Flexibility offers another example. In markets where individual choice and self direction are deeply embedded, flexibility is often associated with freedom and trust. In other contexts, particularly where stability has historically been valued, flexibility can feel closer to unpredictability unless it is paired with clear boundaries. When employer branding highlights flexibility without explaining how it actually works locally, the promise quickly becomes ambiguous.


Even transparency, often treated as a universally positive value, shifts meaning depending on context, and this has direct implications for employer branding. In low power-distance cultures, transparent feedback from leaders, even when it is direct or uncomfortable, is often experienced as constructive and respectful, a signal that employees are trusted as equals in the conversation. In higher power-distance environments, the same level of openness, especially when delivered publicly or without regard for hierarchy, can feel exposing or even disrespectful, particularly if it bypasses established structures or seniority norms.


A similar dynamic appears in change communication. In some markets, leaders who openly say “we don’t have all the answers yet” are perceived as credible and human, inviting employees into the thinking process. In others, especially during periods of uncertainty, that same message can undermine confidence, as people look to leadership primarily for reassurance and decisiveness. When employer branding promotes transparency as a one-size-fits-all virtue without clarifying how it shows up in practice locally, it risks setting expectations that erode trust rather than build it.


This is where the distinction between employer branding and employer blanding becomes more apparent. Employer branding accepts that differentiation involves making choices and living with them. Employer blanding emerges when organizations aim so high level, and so safely, that nothing meaningful is left. The language remains polished, but the signal weakens.


In 2026, the strongest employer brands are not those that look identical across markets. They are consistent in intent, while allowing expression to change based on local reality. The core promise remains stable, but it is explained through examples people recognize and behaviors they already experience.

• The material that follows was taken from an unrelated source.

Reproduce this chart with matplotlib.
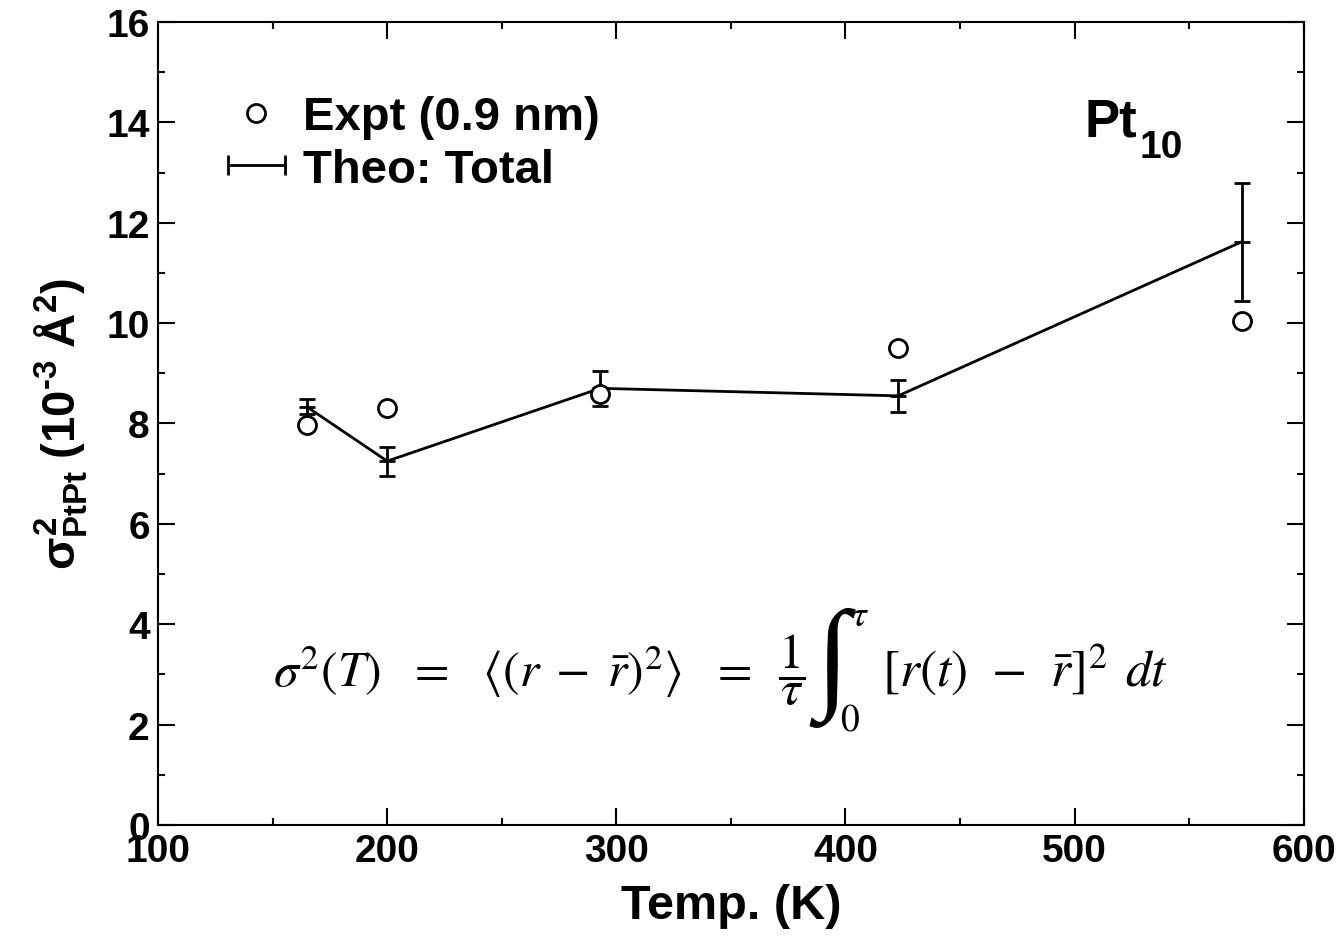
import matplotlib
matplotlib.use("Agg")
import matplotlib.pyplot as plt
from matplotlib.lines import Line2D
from matplotlib.legend_handler import HandlerLine2D

plt.rcParams['font.family'] = ['Liberation Sans', 'DejaVu Sans']
plt.rcParams['font.weight'] = 'normal'
plt.rcParams['mathtext.fontset'] = 'custom'
plt.rcParams['mathtext.rm'] = 'Liberation Sans:bold'
plt.rcParams['mathtext.it'] = 'Liberation Sans:bold'
plt.rcParams['mathtext.bf'] = 'Liberation Sans:bold'
plt.rcParams['mathtext.sf'] = 'Liberation Sans:bold'

# Data
expt_T = [165, 200, 293, 423, 573]
expt_sigma = [7.97, 8.31, 8.59, 9.50, 10.04]
theo_T = [165, 200, 293, 423, 573]
theo_sigma = [8.33, 7.25, 8.70, 8.55, 11.62]
theo_err = [0.15, 0.29, 0.35, 0.32, 1.17]
x_ticks = [100, 200, 300, 400, 500, 600]
y_ticks = [0, 2, 4, 6, 8, 10, 12, 14, 16]
x_minor = [150, 250, 350, 450, 550]
y_minor = [1, 3, 5, 7, 9, 11, 13, 15]

fig = plt.figure(figsize=(13.44, 9.37), dpi=100)
ax = fig.add_axes([0.1176, 0.1185, 0.8524, 0.857])

ax.plot(expt_T, expt_sigma, linestyle='none', marker='o', markersize=13,
        markerfacecolor='white', markeredgecolor='black', markeredgewidth=2.0, zorder=3)
ax.errorbar(theo_T, theo_sigma, yerr=theo_err, color='black', linewidth=2.0,
            elinewidth=2.0, capsize=6, capthick=2.0, marker='_', markersize=12,
            markeredgewidth=2.0, zorder=2)

ax.set_xlim(100, 600)
ax.set_ylim(0, 16)
ax.set_xticks(x_ticks)
ax.set_xticklabels([str(v) for v in x_ticks], fontweight='bold')
ax.set_yticks(y_ticks)
ax.set_yticklabels([str(v) for v in y_ticks], fontweight='bold')
ax.set_xticks(x_minor, minor=True)
ax.set_yticks(y_minor, minor=True)
ax.tick_params(which='both', direction='in', top=True, right=True, width=1.5)
ax.tick_params(which='major', length=12, labelsize=28, pad=6)
ax.tick_params(which='minor', length=5)
for s in ax.spines.values():
    s.set_linewidth(1.5)

ax.set_xlabel('Temp. (K)', fontsize=35, fontweight='bold', labelpad=10)
ax.set_ylabel('$\\sigma^2_{\\mathrm{PtPt}}\\;(10^{\u20103}\\;\\mathrm{\u00c5}^2)$', fontsize=34,
              fontweight='bold', labelpad=12)

h1 = Line2D([], [], linestyle='none', marker='o', markersize=13, markerfacecolor='white',
            markeredgecolor='black', markeredgewidth=2.0)
h2 = Line2D([], [], color='black', linewidth=2.0, marker='|', markersize=14,
            markeredgewidth=2.0)
leg = ax.legend([h1, h2], ['Expt (0.9 nm)', 'Theo: Total'], loc='upper left',
                bbox_to_anchor=(0.061, 0.909), frameon=False,
                handlelength=1.2, handletextpad=0.38, labelspacing=0.18,
                borderaxespad=0, borderpad=0,
                prop={'weight': 'bold', 'size': 34},
                handler_map={h1: HandlerLine2D(numpoints=1),
                             h2: HandlerLine2D(numpoints=2, marker_pad=0)})

ax.text(0.809, 0.858, 'Pt', transform=ax.transAxes, fontsize=38,
        fontweight='bold', ha='left', va='baseline')
ax.text(0.857, 0.832, '10', transform=ax.transAxes, fontsize=28,
        fontweight='bold', ha='left', va='baseline')

# Equation, built from pieces so that the integral sign is large
eq_kw = dict(math_fontfamily='stix', fontweight='normal', transform=ax.transAxes)
ax.text(0.1003, 0.1943,
        r'$\sigma^2(T)\;\;\,=\;\;\,\langle(r\;-\;\bar{r})^2\rangle\;\;\,=\;\;\dfrac{1}{\tau}$',
        fontsize=36, ha='left', va='center', **eq_kw)
ax.text(0.5885, 0.1968, '\u222b', fontsize=88, ha='center', va='center',
        family=['Liberation Serif', 'DejaVu Serif'], fontweight='normal',
        transform=ax.transAxes)
ax.text(0.6045, 0.2615, r'$\tau$', fontsize=27, ha='left', va='center', **eq_kw)
ax.text(0.5955, 0.1308, r'$0$', fontsize=27, ha='left', va='center', **eq_kw)
ax.text(0.632, 0.194, r'$[r(t)\;\,-\;\,\bar{r}]^2\;\,dt$', fontsize=37,
        ha='left', va='center', **eq_kw)

fig.savefig('out.png', dpi=100)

Local adaptation does not dilute the employer brand. It gives it shape. It turns abstract values into lived behaviors and replaces generic success stories with examples that actually make sense on the ground.


Local voices play a critical role in this process. Employees and managers are often the first to notice where global messaging feels imported rather than lived. They know which parts resonate and which create quiet resistance. Involving them early is not about decentralizing control, but about preventing misalignment before it reaches candidates and new hires.


In practice, adapting your employer branding or EVP rarely requires dramatic reinvention. It usually means working with global frameworks that define direction rather than scripts, encouraging local proof points instead of generic narratives, and being explicit about constraints rather than hiding them behind ambition. Over time, it also requires feedback loops that allow the employer brand to evolve alongside the organization.


The cost of ignoring this work is rarely immediate, which is why it can persist unnoticed. It tends to surface gradually in slower hiring, weaker engagement, higher attrition, and managers who struggle to represent a story they do not fully believe in. Employees begin to describe the employer brand as something that exists “globally”, but not necessarily where they work.


When your employer brand and EVP remains specific, contextual, and honest, the response is different. People may not agree with every aspect of it, but they recognize themselves in the story. That recognition builds trust far more effectively than perfectly aligned messaging ever could.


That difference may be subtle, but people notice it quickly.